Blood pressure demonstrated a similar pattern of improvement. After the third week, the Estazolam group noted significant reductions in blood pressure, and achieved a 10.5 ± 3.9 mmHg and 8.1 ± 3.6 mmHg reduction in systolic and diastolic blood pressure, respectively (P < 0.001). The control group did not achieve significant reductions in either systolic or diastolic blood pressure during the intervention.

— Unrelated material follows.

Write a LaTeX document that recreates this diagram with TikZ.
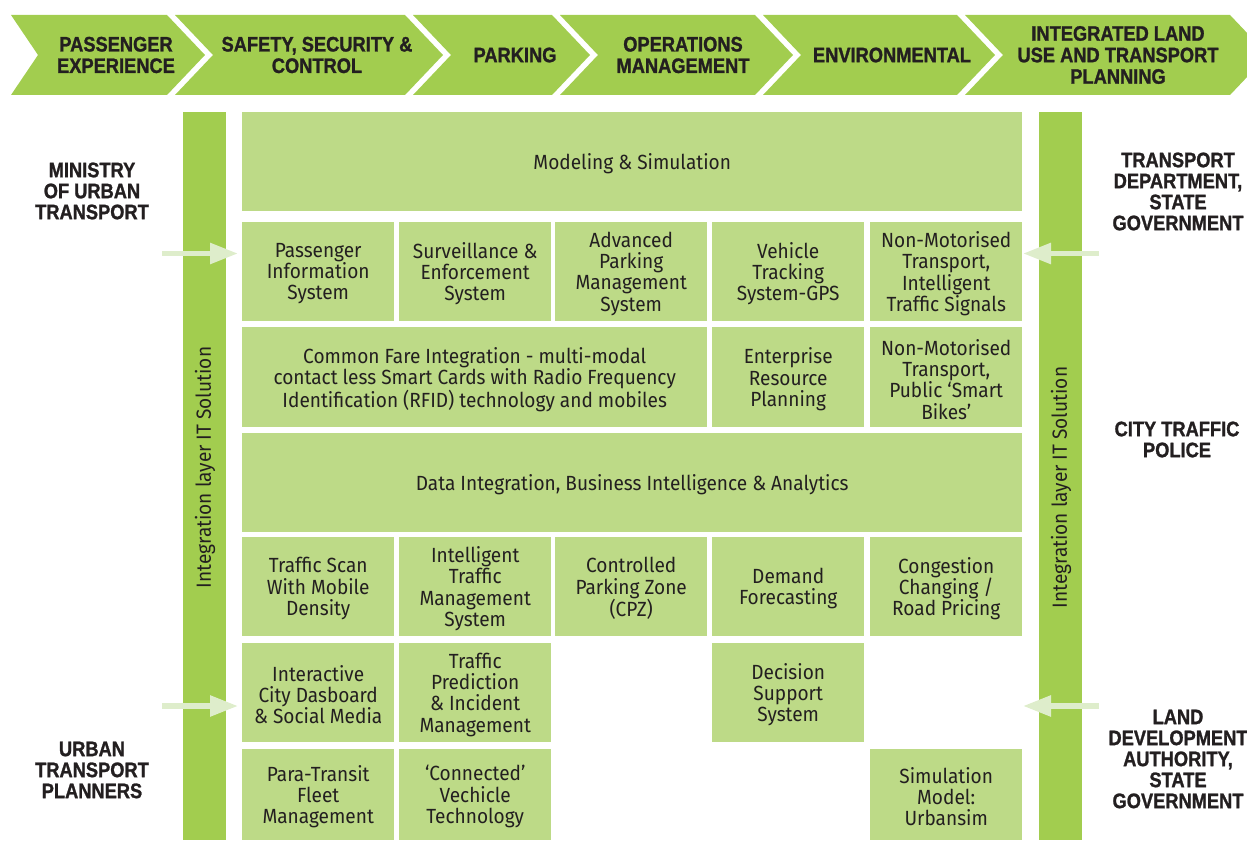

Li et al have conducted one of the few studies pertaining to the effect of sleep enhancement on blood pressure control among hypertensive patients. Researchers found that treatment with a benzodiazepine hypnotic (estazolam) resulted in improved sleep patterns, while effectively reducing daytime blood pressure. The study was generally well designed with only minor limitations. The setting of patient recruitment, particularly the inpatient geriatric unit, may have enhanced results due to artificial disturbances in sleep patterns that commonly occur in the inpatient setting and in that age group. Furthermore, recruiting patients from different settings also may have limited the external validity of the study without specifically analyzing the effect of treatment setting. Regardless of these shortcomings, this study highlights the importance of addressing sleep disorders among hypertensive patients.

From an integrative medicine perspective, this study was not chosen in an attempt to promote hypnotics in hypertensive patients with insomnia. Rather, the study was reviewed to draw attention to the importance of sleep in patients with comorbid conditions such as hypertension. Sleep disorders are highly prevalent in the United States, with an estimated 30-40% of the population experiencing inadequate sleep.5 Unfortunately, primary care providers routinely forget to screen for sleep disorders when conducting a health history.6 Before sleep disorders can be addressed, they must first be identified.

In addition to raising awareness, hopefully, this study will spur new research regarding integrative treatments for sleep disorders among hypertensive patients. The current body of literature supporting integrative approaches for improving blood pressure through sleep enhancement generally is lacking. One study evaluating prolonged-release melatonin failed to note improvements in blood pressure compared to placebo.7 On the other hand, another small study implementing twice-daily acupressure for four weeks found significant improvements in PSQI scores as well as systolic and diastolic blood pressure.8 Additional research demonstrating a connection between integrative treatment modalities and concurrent improvements in sleep and blood pressure are needed.

Until additional research emerges, practitioners should continue to screen for sleep disorders and review strategies to promote adequate sleep. Safe and effective sleep hygiene recommendations should start with enhancing the sleep environment to ensure the bedroom is cool, quiet, and dark. Encourage patients to reduce excessive “mind noise” through a meditative or journaling practice before bed. Recommend eliminating disrupters of the body’s natural circadian rhythm, such as television and/or computers, within the hour before bedtime. These strategies may or may not improve blood pressure as a result of improved sleep, but they certainly will help disordered sleep patterns in a non-habit forming manner. Ultimately, the Li et al study should not be viewed as a nod for benzodiazepines use; rather, it should generate a renewed focus on integrative sleep modalities.